• Required task:
Leave out the pictures and retype only the lines from the opening line to the line that holds "from matplotlib.colors import", both ends included.

• Dataset excerpt:
** Begin **

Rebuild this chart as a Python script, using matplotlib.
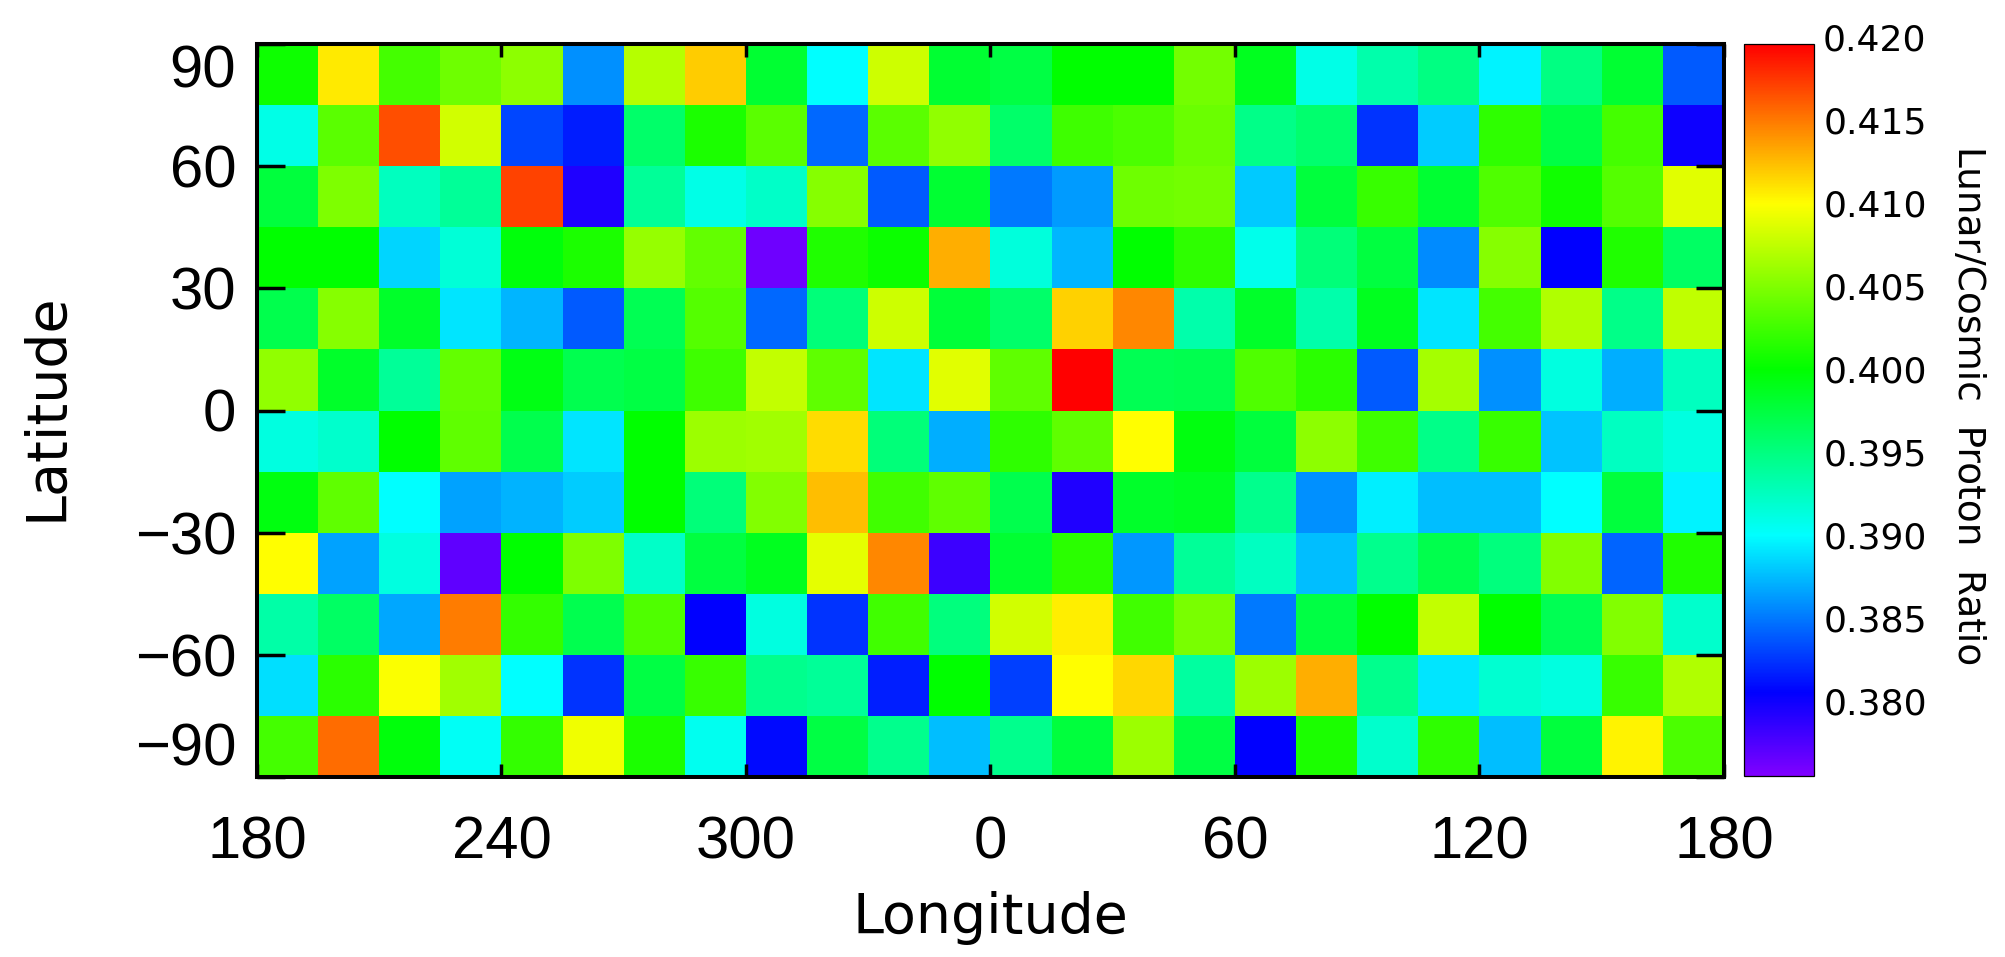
#Importing Packages
import numpy as np
import matplotlib
matplotlib.use('Agg')
import matplotlib.pyplot as plt
from matplotlib.colors import LinearSegmentedColormap, Normalize

'''
Data read off the picture, one list per latitude band, west to east
'''
lat_82 = [.4005,.4108,.4027,.4043,.4055,.3859,.4071,.4119,.3980,.3900,.4080,.3980,.3973,.4000,.4000,.4045,.3988,.3910,.3933,.3949,.3896,.3949,.3980,.3839]
lat_67 = [.3910,.4035,.4166,.4082,.3831,.3816,.3959,.4010,.4035,.3844,.4035,.4057,.3959,.4024,.4029,.4041,.3947,.3957,.3824,.3881,.4018,.3973,.4027,.3800]
lat_52 = [.3976,.4049,.3925,.3941,.4171,.3793,.3941,.3910,.3922,.4053,.3839,.3980,.3850,.3863,.4043,.4045,.3880,.3976,.4022,.3980,.4031,.4006,.4033,.4088]
lat_37 = [.4000,.4000,.3885,.3916,.3996,.4010,.4059,.4039,.3762,.4012,.4004,.4130,.3914,.3873,.4000,.4018,.3908,.3953,.3975,.3857,.4053,.3805,.4012,.3961]
lat_22 = [.3970,.4053,.3984,.3891,.3873,.3839,.3967,.4033,.3844,.3953,.4080,.3978,.3959,.4117,.4145,.3933,.3984,.3933,.3988,.3891,.4027,.4069,.3947,.4075]
lat_07 = [.4057,.3984,.3941,.4039,.3992,.3969,.3973,.4024,.4076,.4037,.3891,.4088,.4037,.4196,.3967,.3969,.4031,.4016,.3839,.4065,.3859,.3912,.3870,.3925]
lat_m07 = [.3912,.3920,.4000,.4037,.3970,.3891,.4000,.4061,.4063,.4113,.3953,.3870,.4018,.4037,.4100,.3994,.3976,.4055,.4024,.3947,.4022,.3878,.3924,.3912]
lat_m22 = [.3994,.4037,.3900,.3866,.3872,.3881,.4000,.3953,.4051,.4124,.4025,.4037,.3970,.3793,.3984,.3986,.3945,.3859,.3894,.3876,.3876,.3900,.3976,.3896]
lat_m37 = [.4100,.3866,.3912,.3768,.4000,.4049,.3922,.3975,.3988,.4090,.4145,.3782,.3980,.4016,.3861,.3941,.3924,.3876,.3945,.3970,.3951,.4051,.3842,.4012]
lat_m52 = [.3935,.3961,.3867,.4149,.4020,.3969,.4031,.3805,.3912,.3824,.4025,.3951,.4082,.4106,.4025,.4047,.3850,.3973,.4000,.4076,.4000,.3967,.4051,.3920]
lat_m67 = [.3888,.4016,.4098,.4063,.3900,.3824,.3973,.4022,.3945,.3941,.3817,.4000,.3829,.4100,.4115,.3937,.4061,.4130,.3945,.3891,.3918,.3912,.4022,.4069]
lat_m82 = [.4027,.4155,.3996,.3904,.4020,.4094,.4010,.3906,.3809,.3973,.3945,.3876,.3945,.3976,.4061,.3973,.3805,.4010,.3920,.4018,.3876,.3976,.4104,.4029]

x_ticks = [0,60,120,180,240,300,360]
x_labels = ['180','240','300','0','60','120','180']
y_ticks = [-90,-60,-30,0,30,60,90]
y_labels = ['\u221290','\u221260','\u221230','0','30','60','90']
cbar_ticks = [.380,.385,.390,.395,.400,.405,.410,.415]

vmin = .3755
vmax = .4196
W, H = 2006, 957
plt.rcParams['font.family'] = 'Liberation Sans'

'''
Colour table, anchored where the colour bar shows pure colours
'''
anchors = [(vmin,'#8000ff'),(.3805,'#0000ff'),(.390,'#00ffff'),(.400,'#00ff00'),(.410,'#ffff00'),(vmax,'#ff0000')]
rainbow = LinearSegmentedColormap.from_list('rainbow_idl',[((v-vmin)/(vmax-vmin),c) for v,c in anchors],N=512)

def box(left,top,right,bottom):
    return [left/W,1-bottom/H,(right-left)/W,(bottom-top)/H]

'''
Plotting
'''
fig = plt.figure(figsize=(W/100,H/100),dpi=100,facecolor='white')
ax = fig.add_axes(box(257,44,1724,777))
cax = fig.add_axes(box(1744,44,1814,776))

ratio = np.array([lat_82,lat_67,lat_52,lat_37,lat_22,lat_07,lat_m07,lat_m22,lat_m37,lat_m52,lat_m67,lat_m82])
lon_edges = np.linspace(0,360,ratio.shape[1]+1)
lat_edges = np.linspace(90,-90,ratio.shape[0]+1)
mesh = ax.pcolormesh(lon_edges,lat_edges,ratio,cmap=rainbow,norm=Normalize(vmin,vmax))

ax.set_xlim(0,360)
ax.set_ylim(-90,90)
ax.set_xticks(x_ticks,x_labels)
ax.set_yticks(y_ticks,y_labels)
ax.tick_params(axis='x',direction='in',top=True,length=9.4,width=2.5,labelsize=43,pad=28)
ax.tick_params(axis='y',direction='in',right=True,length=20.5,width=2.5,labelsize=43,pad=15)
for s in ax.spines.values():
    s.set_linewidth(2.9)
# end labels stay inside the frame height
ylabs = ax.get_yticklabels()
ylabs[0].set_va('bottom')
ylabs[-1].set_va('top')

fig.text(990/W,1-933/H,'Longitude',fontsize=40,family='DejaVu Sans',ha='center',va='baseline')
fig.text(73/W,1-407/H,'Latitude',fontsize=40,family='DejaVu Sans',rotation=90,ha='right',va='center')

cbar = fig.colorbar(mesh,cax=cax,ticks=cbar_ticks)
cbar.outline.set_linewidth(0.9)
cax.tick_params(length=0,pad=7)
cax.set_yticklabels(['%.3f'%t for t in cbar_ticks],fontsize=26,family='DejaVu Sans')
# 0.420 sits just over the top of the bar
cax.text(1.13,.420,'0.420',fontsize=26,family='DejaVu Sans',va='center_baseline',ha='left',transform=cax.get_yaxis_transform())
fig.text(1968/W,1-406/H,'Lunar/Cosmic  Proton  Ratio',fontsize=27,family='DejaVu Sans',rotation=270,ha='center',va='center')

fig.savefig('out.png',dpi=100)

** End **

• Complete response:
Rebuild this chart as a Python script, using matplotlib.
#Importing Packages
import numpy as np
import matplotlib
matplotlib.use('Agg')
import matplotlib.pyplot as plt
from matplotlib.colors import LinearSegmentedColormap, Normalize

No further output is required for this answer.